The research found that only 14% of small businesses, 25% of medium-sized enterprises and 50% of larger operations have a presence on social media. These companies were spending less than 5% of total marketing budget promoting that presence, according to the report.
“In only a few short years, the rise of social media has created a fundamental shift in consumer behaviour. Australian businesses of all sizes need to be open to the opportunities and challenges of engaging with customers in this new environment,” said John Butterworth, CEO of AIMIA.
The Sensis Social Media Report reported a lower figure than that of Nielsen, which just released its own findings that showed one in five SMBs were on social media networks.
During the study, 1,9444 Australian businesses and 803 consumers were asked about their social media usage.

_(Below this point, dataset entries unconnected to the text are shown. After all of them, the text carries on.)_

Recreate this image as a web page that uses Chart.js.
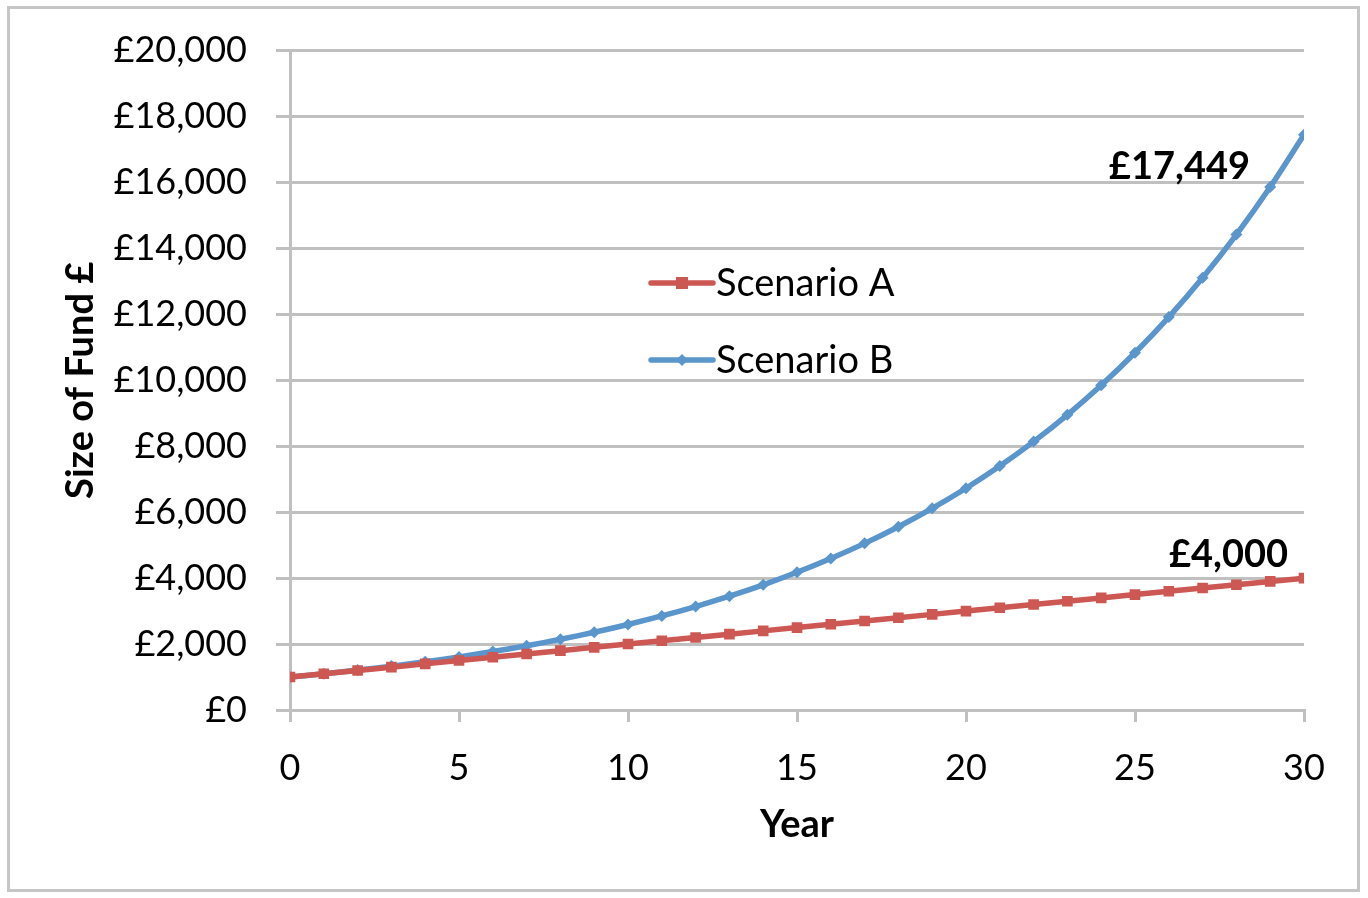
<!DOCTYPE html>
<html>
<head>
<meta charset="utf-8">
<script src="https://cdn.jsdelivr.net/npm/chart.js@4"></script>
<style>
  html, body { margin: 0; padding: 0; background: #fff; }
  canvas { display: block; }
</style>
</head>
<body>
<canvas id="fundChart" width="1368" height="898"></canvas>
<script>
// values
const years = [0, 1, 2, 3, 4, 5, 6, 7, 8, 9, 10, 11, 12, 13, 14, 15, 16, 17, 18, 19, 20, 21, 22, 23, 24, 25, 26, 27, 28, 29, 30];
const scenarioA = [1000, 1100, 1200, 1300, 1400, 1500, 1600, 1700, 1800, 1900, 2000, 2100, 2200, 2300, 2400, 2500, 2600, 2700, 2800, 2900, 3000, 3100, 3200, 3300, 3400, 3500, 3600, 3700, 3800, 3900, 4000];
const scenarioB = [1000, 1100, 1210, 1331, 1464, 1611, 1772, 1949, 2144, 2358, 2594, 2853, 3138, 3452, 3797, 4177, 4595, 5054, 5560, 6116, 6727, 7400, 8140, 8954, 9850, 10835, 11918, 13110, 14421, 15863, 17449];
const seriesNames = ['Scenario A', 'Scenario B'];
const endLabels = ['£4,000', '£17,449'];

const FONT = 'Lato, "Open Sans", sans-serif';
const redCol = '#CD5753';
const blueCol = '#5A95CC';

const toPoints = vals => vals.map((v, i) => ({ x: years[i], y: v }));

// grey frame around the whole picture
const framePlugin = {
    id: 'frame',
    beforeDraw(chart) {
        const ctx = chart.ctx;
        ctx.save();
        ctx.fillStyle = '#fff';
        ctx.fillRect(0, 0, chart.width, chart.height);
        ctx.strokeStyle = '#c6c6c6';
        ctx.lineWidth = 3;
        ctx.strokeRect(8.5, 7.5, 1350, 883);
        ctx.restore();
    }
};

// legend floating inside the plot, like the Excel one
const innerLegend = {
    id: 'innerLegend',
    afterDraw(chart) {
        const ctx = chart.ctx;
        const x0 = 651, x1 = 713;
        const rows = [283, 360];
        ctx.save();
        chart.data.datasets.forEach((ds, i) => {
            const y = rows[i];
            ctx.strokeStyle = ds.borderColor;
            ctx.lineWidth = 5.5;
            ctx.lineCap = 'round';
            ctx.beginPath();
            ctx.moveTo(x0, y);
            ctx.lineTo(x1, y);
            ctx.stroke();
            ctx.fillStyle = ds.borderColor;
            const cx = (x0 + x1) / 2;
            if (i === 0) {
                ctx.fillRect(cx - 6, y - 6, 12, 12);
            } else {
                ctx.beginPath();
                ctx.moveTo(cx, y - 6);
                ctx.lineTo(cx + 6, y);
                ctx.lineTo(cx, y + 6);
                ctx.lineTo(cx - 6, y);
                ctx.closePath();
                ctx.fill();
            }
            ctx.fillStyle = '#000';
            ctx.font = '38px ' + FONT;
            ctx.textBaseline = 'middle';
            ctx.textAlign = 'left';
            ctx.fillText(ds.label, x1 + 3, y + 1);
        });
        ctx.restore();
    }
};

// bold value labels next to the last point of each series
const endLabelPlugin = {
    id: 'endLabel',
    afterDatasetsDraw(chart) {
        const ctx = chart.ctx;
        ctx.save();
        ctx.fillStyle = '#000';
        ctx.font = 'bold 38px ' + FONT;
        ctx.textBaseline = 'middle';
        ctx.textAlign = 'right';
        chart.data.datasets.forEach((ds, i) => {
            const pts = chart.getDatasetMeta(i).data;
            const last = pts[pts.length - 1];
            if (i === 0) {
                ctx.fillText(endLabels[i], last.x - 16, last.y - 23);
            } else {
                ctx.fillText(endLabels[i], last.x - 54, last.y + 32);
            }
        });
        ctx.restore();
    }
};

new Chart(document.getElementById('fundChart'), {
    type: 'line',
    data: {
        datasets: [
            {
                label: seriesNames[0],
                data: toPoints(scenarioA),
                borderColor: redCol,
                backgroundColor: redCol,
                borderWidth: 5.5,
                pointStyle: 'rect',
                pointRadius: 7.5,
                pointBorderWidth: 0,
                tension: 0
            },
            {
                label: seriesNames[1],
                data: toPoints(scenarioB),
                borderColor: blueCol,
                backgroundColor: blueCol,
                borderWidth: 5.5,
                pointStyle: 'rectRot',
                pointRadius: 6,
                pointBorderWidth: 0,
                tension: 0.3
            }
        ]
    },
    options: {
        responsive: false,
        devicePixelRatio: 1,
        animation: false,
        layout: { padding: { top: 48, right: 64, bottom: 0, left: 0 } },
        plugins: {
            legend: { display: false },
            tooltip: { enabled: false }
        },
        scales: {
            x: {
                type: 'linear',
                min: 0,
                max: 30,
                afterFit: s => { s.height = 188; },
                ticks: {
                    stepSize: 5,
                    color: '#000',
                    padding: 25,
                    maxRotation: 0,
                    font: { family: FONT, size: 36 }
                },
                grid: {
                    drawOnChartArea: false,
                    drawTicks: true,
                    tickLength: 12,
                    color: '#c0c0c0',
                    lineWidth: 3
                },
                border: { color: '#c0c0c0', width: 3 },
                title: {
                    display: true,
                    text: 'Year',
                    color: '#000',
                    font: { family: FONT, size: 38, weight: 'bold' },
                    padding: { top: 0, bottom: 50 }
                }
            },
            y: {
                min: 0,
                max: 20000,
                afterFit: s => { s.width = 290; },
                ticks: {
                    stepSize: 2000,
                    color: '#000',
                    padding: 29,
                    font: { family: FONT, size: 36 },
                    callback: v => '£' + v.toLocaleString('en-GB')
                },
                grid: {
                    color: '#c0c0c0',
                    lineWidth: 3,
                    tickLength: 14
                },
                border: { color: '#c0c0c0', width: 3 },
                title: {
                    display: true,
                    text: 'Size of Fund £',
                    color: '#000',
                    font: { family: FONT, size: 38, weight: 'bold' },
                    padding: { top: 58, bottom: 0 }
                }
            }
        }
    },
    plugins: [framePlugin, innerLegend, endLabelPlugin]
});
</script>
</body>
</html>
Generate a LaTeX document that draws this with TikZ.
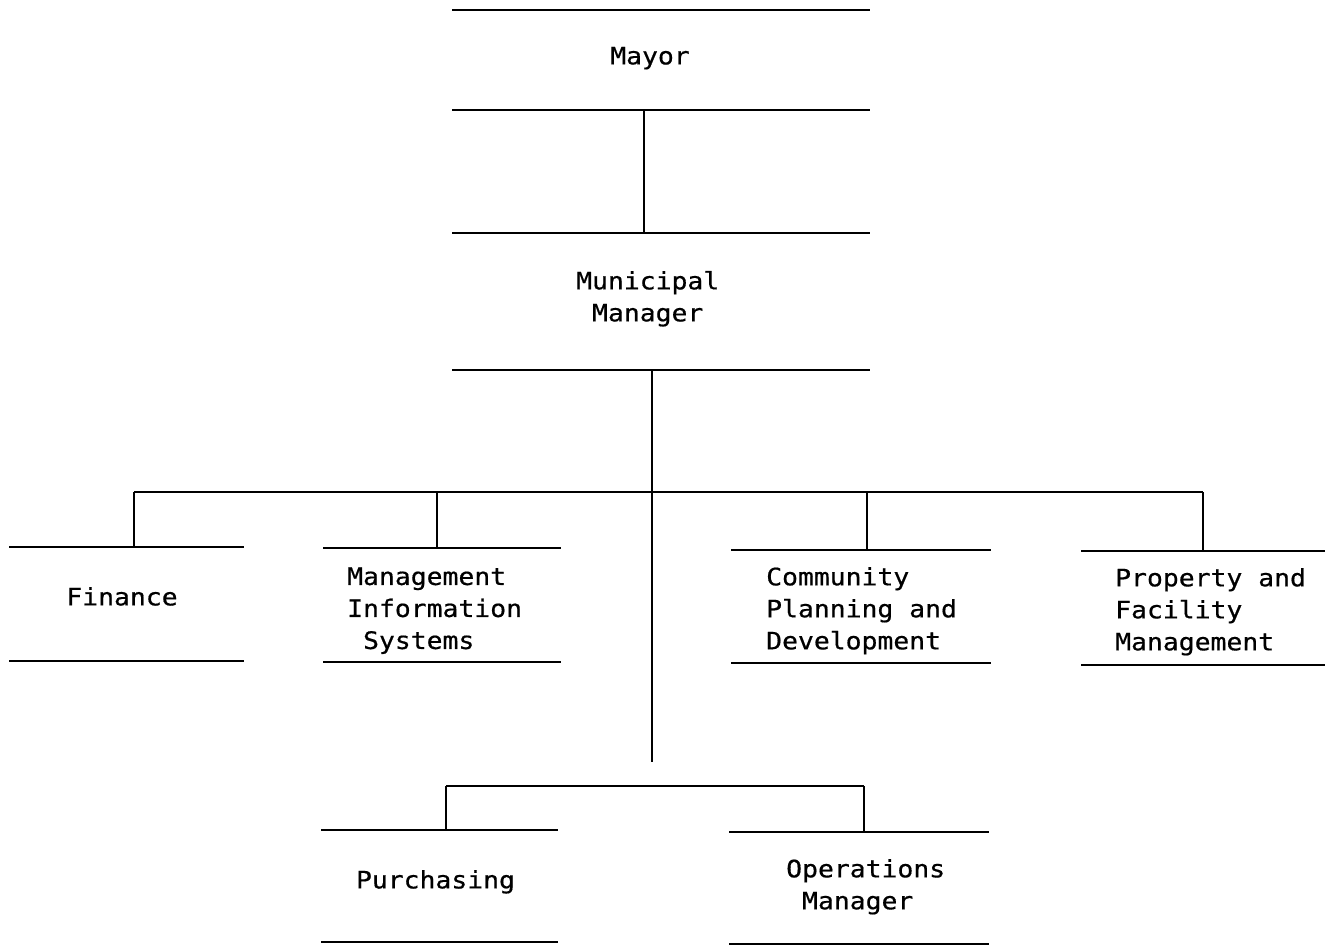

“We know Australians are taking up the social networking phenomenon. However, we wanted to understand how it is being used, so that businesses can make more informed decisions about how they should reach their customers,” said Simon Betschel, group manager for emerging business and innovation at Sensis.
“With so many people using social media, it’s clear there are huge opportunities for brands to connect with current and potential customers, but businesses need to be careful in how they interact with people via these sites,” he added.
According to the report, 12% of social networking users are using these sites to research products. Breaking down that traffic, 36% of these searches resulted in a purchase, 70% of which were made online.
The study also found that social media users are interested in what businesses can give them, with 56% looking for discounts, 45% wanting giveaways, 41% hoping for event invitations and 41% interested in product information.
“Although catching up with friends and family, sharing photos and coordinating social events continue to be the main reasons people use social media, there are increasingly more opportunities for brands and businesses to use this space. To succeed, they need to make sure that, above all, their communication is targeted and relevant,” said Betschel.